Practical use of expression trees

Expression trees are a nice feature, but what are its practical uses? Can they be used for some sort of code generation or metaprogramming or some such?

As Jon notes, I use them to provide generic operators with .NET 3.5. I also use them (again in MiscUtil) to provide fast access to non-default constructors (you can't use Delegate.CreateDelegate with constructors, but Expression works fine).

Other uses of manually created expression trees:

• object cloning
• dynamic LINQ sorting
• as a compiler

But really, Expression is a very versatile way of writing any dynamic code. Much simpler than Reflection.Emit, and for my money, simpler to understand than CodeDOM. And in .NET 4.0, you have even more options available. I show the fundamentals of writing code via Expression on my blog.

Marc Gravell has used them to great effect in MiscUtil to implement generic operators.

I just created a generic filter function using an Expression Tree that I want to share with you guys...

Start

var allFiltered= Filter(AllCustomer, "Name", "Moumit");

public static List<T> Filter<T>(this List<T> Filterable, string PropertyName, object ParameterValue)
{
    ConstantExpression c = Expression.Constant(ParameterValue);
    ParameterExpression p = Expression.Parameter(typeof(T), "xx");
    MemberExpression m = Expression.PropertyOrField(p, PropertyName);
    var Lambda = Expression.Lambda<Func<T, Boolean>>(Expression.Equal(c, m), new[] { p });
    Func<T, Boolean> func = Lambda.Compile();
    return Filterable.Where(func).ToList();
}

One More

string singlePropertyName=GetPropertyName((Property.Customer p) => p.Name);

public static string GetPropertyName<T, U>(Expression<Func<T, U>> expression)
{
        MemberExpression body = expression.Body as MemberExpression;
        // if expression is not a member expression
        if (body == null)
        {
            UnaryExpression ubody = (UnaryExpression)expression.Body;
            body = ubody.Operand as MemberExpression;
        }
        return string.Join(".", body.ToString().Split('.').Skip(1));
}

Make it more expandable

string multiCommaSeparatedPropertyNames=GetMultiplePropertyName<Property.Customer>(c => c.CustomerId, c => c.AuthorizationStatus)

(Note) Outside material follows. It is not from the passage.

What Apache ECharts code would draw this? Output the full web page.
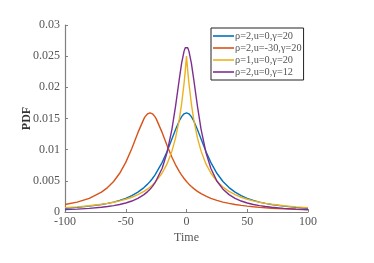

public static string GetMultiplePropertyName<T>(params Expression<Func<T, object>>[] expressions)
{
        string[] propertyNames = new string[expressions.Count()];
        for (int i = 0; i < propertyNames.Length; i++)
        {
            propertyNames[i] = GetPropertyName(expressions[i]);
        }

        return propertyNames.Join();
}

I know it also can be done using reflection, but this one is tremendously fast or, I can say, equivalent to a lambda after first compilation. The very first iteration takes just an average of 10 milliseconds. So this is Expression Tree magic. Simple and fantastic (I think)!

I use them to create dynamic queries, whether it be for sorting or filtering the data. As an example:

IQueryable<Data.Task> query = ctx.DataContext.Tasks;
   
if (criteria.ProjectId != Guid.Empty)
      query = query.Where(row => row.ProjectId == criteria.ProjectId);
        
if (criteria.Status != TaskStatus.NotSet)
      query = query.Where(row => row.Status == (int)criteria.Status);

if (criteria.DueDate.DateFrom != DateTime.MinValue)
      query = query.Where(row => row.DueDate >= criteria.DueDate.DateFrom);

if (criteria.DueDate.DateTo != DateTime.MaxValue)
     query = query.Where(row => row.DueDate <= criteria.DueDate.DateTo);

if (criteria.OpenDate.DateFrom != DateTime.MinValue)
     query = query.Where(row => row.OpenDate >= criteria.OpenDate.DateFrom);

var data = query.Select(row => TaskInfo.FetchTaskInfo(row));

Implementation of LINQ providers is mostly done by processing expression trees. I'm also using them to remove literal strings from my code:

• Monorail
• NHibernate

You can use them to build your own linq provider for a website like Google or Flickr or Amazon, your own website or another data provider.

Originally by Jomo Fisher, Gustavo Guerra published a revised version of the static string dictionary.

Where through Expression trees, a dynamic expression that provides a really (read: ridiculously) Dictionary.

The implementation creates a dynamic decision tree that select the corrent value according to the length of the input string, then by the first letter, then the second letter and so on.

This ultimately runs much faster than the equivalent Dictionary.